(Dataset excerpt)
▼
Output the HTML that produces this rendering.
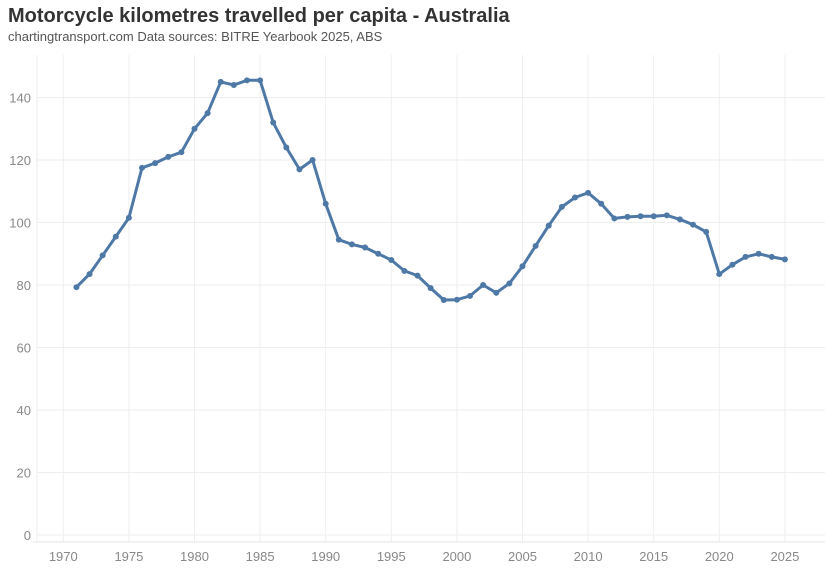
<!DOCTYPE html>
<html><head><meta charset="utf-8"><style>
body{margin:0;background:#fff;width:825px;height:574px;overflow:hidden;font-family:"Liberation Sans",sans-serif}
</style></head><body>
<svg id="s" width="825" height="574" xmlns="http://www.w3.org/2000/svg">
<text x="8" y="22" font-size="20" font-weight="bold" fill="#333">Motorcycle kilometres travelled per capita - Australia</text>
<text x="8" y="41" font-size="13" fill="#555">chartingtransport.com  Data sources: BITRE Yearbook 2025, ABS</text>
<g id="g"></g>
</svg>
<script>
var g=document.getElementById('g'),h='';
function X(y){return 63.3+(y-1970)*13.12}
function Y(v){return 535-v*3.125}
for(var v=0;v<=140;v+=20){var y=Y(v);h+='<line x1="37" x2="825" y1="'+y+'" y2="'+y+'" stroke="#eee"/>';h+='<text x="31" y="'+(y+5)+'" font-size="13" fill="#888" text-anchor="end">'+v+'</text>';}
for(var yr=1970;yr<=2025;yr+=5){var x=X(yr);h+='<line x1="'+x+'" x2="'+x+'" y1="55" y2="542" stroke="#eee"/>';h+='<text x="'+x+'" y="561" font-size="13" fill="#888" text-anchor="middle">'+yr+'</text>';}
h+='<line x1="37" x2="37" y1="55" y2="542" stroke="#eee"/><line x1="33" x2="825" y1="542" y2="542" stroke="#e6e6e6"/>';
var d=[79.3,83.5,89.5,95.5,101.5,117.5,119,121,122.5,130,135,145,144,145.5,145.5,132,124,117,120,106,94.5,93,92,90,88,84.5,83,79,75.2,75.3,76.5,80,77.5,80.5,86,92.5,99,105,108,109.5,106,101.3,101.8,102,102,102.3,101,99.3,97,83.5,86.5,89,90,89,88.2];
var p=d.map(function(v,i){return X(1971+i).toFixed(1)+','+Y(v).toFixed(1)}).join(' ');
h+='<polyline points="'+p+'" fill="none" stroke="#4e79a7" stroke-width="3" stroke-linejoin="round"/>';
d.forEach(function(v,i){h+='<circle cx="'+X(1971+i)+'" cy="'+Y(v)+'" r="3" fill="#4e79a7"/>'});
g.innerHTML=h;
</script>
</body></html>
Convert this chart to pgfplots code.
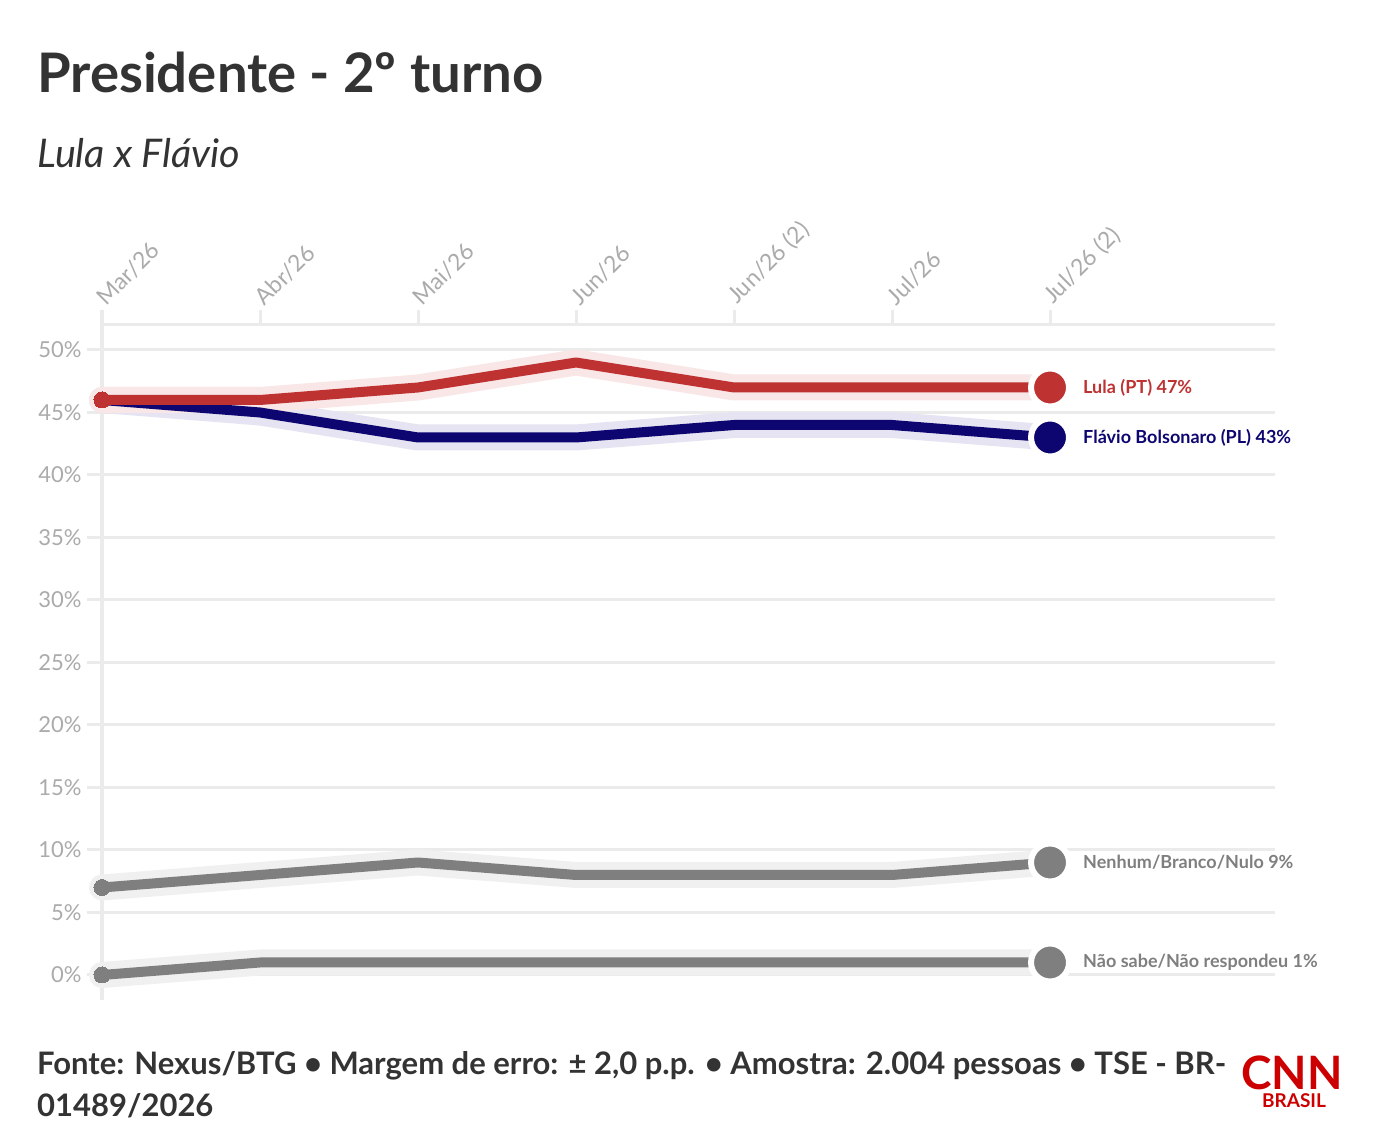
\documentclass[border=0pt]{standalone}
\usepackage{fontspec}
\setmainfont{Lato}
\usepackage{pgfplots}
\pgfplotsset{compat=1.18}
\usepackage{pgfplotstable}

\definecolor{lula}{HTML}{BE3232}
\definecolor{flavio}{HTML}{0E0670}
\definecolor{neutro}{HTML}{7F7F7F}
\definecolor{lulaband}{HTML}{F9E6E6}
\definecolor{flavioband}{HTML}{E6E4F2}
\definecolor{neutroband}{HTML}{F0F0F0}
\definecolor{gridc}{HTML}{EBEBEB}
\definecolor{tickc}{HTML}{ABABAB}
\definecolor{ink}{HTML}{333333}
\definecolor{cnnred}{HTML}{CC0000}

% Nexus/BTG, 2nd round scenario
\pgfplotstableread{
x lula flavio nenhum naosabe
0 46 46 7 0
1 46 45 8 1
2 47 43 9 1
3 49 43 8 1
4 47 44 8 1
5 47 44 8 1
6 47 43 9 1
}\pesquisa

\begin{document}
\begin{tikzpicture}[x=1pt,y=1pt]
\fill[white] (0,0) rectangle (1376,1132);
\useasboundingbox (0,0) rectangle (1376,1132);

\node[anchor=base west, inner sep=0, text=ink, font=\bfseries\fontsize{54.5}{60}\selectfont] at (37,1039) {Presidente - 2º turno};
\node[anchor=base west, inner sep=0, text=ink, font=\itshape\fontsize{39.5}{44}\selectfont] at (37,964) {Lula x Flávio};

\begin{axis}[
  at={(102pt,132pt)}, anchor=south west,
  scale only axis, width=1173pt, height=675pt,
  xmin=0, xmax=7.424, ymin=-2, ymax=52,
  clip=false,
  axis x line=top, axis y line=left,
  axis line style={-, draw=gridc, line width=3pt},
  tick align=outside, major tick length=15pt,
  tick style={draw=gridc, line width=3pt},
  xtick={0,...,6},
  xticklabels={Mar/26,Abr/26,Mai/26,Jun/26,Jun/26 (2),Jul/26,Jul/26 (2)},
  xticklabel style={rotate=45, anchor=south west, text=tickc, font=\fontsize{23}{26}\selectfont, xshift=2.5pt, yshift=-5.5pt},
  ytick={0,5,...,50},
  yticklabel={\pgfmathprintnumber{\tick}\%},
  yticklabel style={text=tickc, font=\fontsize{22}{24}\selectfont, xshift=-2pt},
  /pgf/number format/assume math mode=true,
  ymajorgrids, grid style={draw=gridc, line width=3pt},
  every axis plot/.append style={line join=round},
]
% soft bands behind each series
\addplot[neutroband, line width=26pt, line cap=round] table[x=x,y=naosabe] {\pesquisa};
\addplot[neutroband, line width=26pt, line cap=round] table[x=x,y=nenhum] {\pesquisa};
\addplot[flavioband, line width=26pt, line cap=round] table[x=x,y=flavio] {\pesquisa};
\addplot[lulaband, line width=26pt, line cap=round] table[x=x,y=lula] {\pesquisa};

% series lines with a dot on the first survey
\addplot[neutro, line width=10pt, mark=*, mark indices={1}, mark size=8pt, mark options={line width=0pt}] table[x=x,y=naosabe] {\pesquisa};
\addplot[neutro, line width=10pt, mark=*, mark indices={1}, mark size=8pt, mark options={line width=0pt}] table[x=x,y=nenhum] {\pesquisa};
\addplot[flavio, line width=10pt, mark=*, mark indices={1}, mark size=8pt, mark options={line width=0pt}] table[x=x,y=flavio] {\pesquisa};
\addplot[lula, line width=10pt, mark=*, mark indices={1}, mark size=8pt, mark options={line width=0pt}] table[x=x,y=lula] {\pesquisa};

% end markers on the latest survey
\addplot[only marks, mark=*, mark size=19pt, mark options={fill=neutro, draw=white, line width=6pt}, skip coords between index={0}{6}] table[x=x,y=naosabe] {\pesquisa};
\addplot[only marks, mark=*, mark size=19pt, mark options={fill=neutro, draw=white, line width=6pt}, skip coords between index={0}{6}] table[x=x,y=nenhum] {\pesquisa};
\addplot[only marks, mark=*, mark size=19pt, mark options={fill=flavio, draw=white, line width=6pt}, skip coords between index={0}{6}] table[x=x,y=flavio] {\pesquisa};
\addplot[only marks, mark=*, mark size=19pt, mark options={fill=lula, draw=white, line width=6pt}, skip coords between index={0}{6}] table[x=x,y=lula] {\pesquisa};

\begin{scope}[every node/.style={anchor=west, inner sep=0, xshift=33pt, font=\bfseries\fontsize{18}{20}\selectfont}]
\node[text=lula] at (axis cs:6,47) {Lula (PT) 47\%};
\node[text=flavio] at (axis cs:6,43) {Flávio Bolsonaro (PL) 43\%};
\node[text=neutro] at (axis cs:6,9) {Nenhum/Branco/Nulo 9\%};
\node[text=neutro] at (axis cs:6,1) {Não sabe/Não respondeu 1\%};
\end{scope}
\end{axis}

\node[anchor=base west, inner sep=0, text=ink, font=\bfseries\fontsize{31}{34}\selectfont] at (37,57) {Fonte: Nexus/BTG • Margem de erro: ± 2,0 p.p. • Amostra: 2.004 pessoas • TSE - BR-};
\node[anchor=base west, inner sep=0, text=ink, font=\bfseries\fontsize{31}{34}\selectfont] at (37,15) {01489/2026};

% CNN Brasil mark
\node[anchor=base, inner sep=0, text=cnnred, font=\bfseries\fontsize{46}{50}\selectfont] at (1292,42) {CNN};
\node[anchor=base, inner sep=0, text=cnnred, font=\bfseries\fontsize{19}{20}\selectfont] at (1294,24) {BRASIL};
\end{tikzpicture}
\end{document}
▲
### [Given instruction]
Among the entries above, how many lines include the word "this"? Give the number with no comment.

### [Complete output]
2